::: Supplied material :::

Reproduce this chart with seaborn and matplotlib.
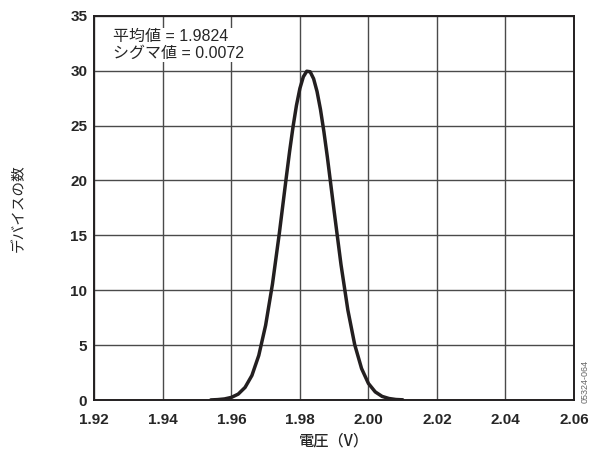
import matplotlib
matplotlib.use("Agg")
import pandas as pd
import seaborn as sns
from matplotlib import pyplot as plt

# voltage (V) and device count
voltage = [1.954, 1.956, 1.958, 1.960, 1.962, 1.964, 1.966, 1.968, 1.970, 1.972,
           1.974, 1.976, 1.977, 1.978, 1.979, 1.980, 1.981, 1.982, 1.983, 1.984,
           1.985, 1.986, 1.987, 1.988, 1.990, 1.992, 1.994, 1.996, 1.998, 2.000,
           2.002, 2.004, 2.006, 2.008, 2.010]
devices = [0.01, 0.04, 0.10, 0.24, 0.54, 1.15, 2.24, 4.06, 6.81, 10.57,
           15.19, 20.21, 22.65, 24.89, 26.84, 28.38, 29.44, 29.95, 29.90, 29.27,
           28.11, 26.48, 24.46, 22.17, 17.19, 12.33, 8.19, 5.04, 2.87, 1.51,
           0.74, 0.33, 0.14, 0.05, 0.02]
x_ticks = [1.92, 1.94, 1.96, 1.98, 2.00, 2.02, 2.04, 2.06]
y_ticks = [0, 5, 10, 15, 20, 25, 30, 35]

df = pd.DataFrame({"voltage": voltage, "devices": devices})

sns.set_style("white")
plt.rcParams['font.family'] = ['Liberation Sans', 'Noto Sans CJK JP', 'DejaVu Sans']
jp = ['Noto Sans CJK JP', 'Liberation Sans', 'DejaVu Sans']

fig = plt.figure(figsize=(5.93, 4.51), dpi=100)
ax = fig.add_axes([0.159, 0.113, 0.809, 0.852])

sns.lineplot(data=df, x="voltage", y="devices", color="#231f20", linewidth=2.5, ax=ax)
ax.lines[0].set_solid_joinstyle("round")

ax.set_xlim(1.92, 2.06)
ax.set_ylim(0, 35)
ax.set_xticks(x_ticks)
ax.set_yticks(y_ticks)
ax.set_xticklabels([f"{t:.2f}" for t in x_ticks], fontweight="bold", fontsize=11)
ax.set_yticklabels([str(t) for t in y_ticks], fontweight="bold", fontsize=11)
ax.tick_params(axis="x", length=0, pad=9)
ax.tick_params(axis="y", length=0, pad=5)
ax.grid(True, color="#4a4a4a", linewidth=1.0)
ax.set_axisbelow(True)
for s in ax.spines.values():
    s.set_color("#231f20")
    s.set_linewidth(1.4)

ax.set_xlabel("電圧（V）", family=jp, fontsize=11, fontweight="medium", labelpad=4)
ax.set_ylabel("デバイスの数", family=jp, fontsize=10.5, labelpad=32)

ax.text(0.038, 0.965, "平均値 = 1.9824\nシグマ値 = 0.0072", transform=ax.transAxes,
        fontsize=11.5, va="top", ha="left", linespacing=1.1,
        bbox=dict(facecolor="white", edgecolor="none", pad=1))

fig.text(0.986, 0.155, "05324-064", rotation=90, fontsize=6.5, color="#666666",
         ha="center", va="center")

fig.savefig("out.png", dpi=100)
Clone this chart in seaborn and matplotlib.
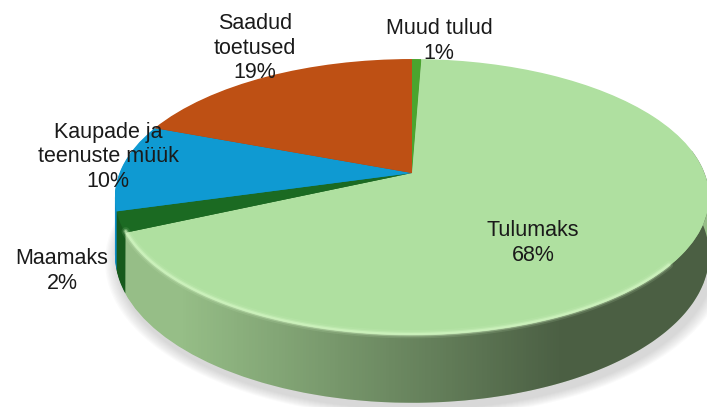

:::

Look for lines containing the string "this" and copy them all.

Reproduce this chart with seaborn and matplotlib.
Clone this chart in seaborn and matplotlib.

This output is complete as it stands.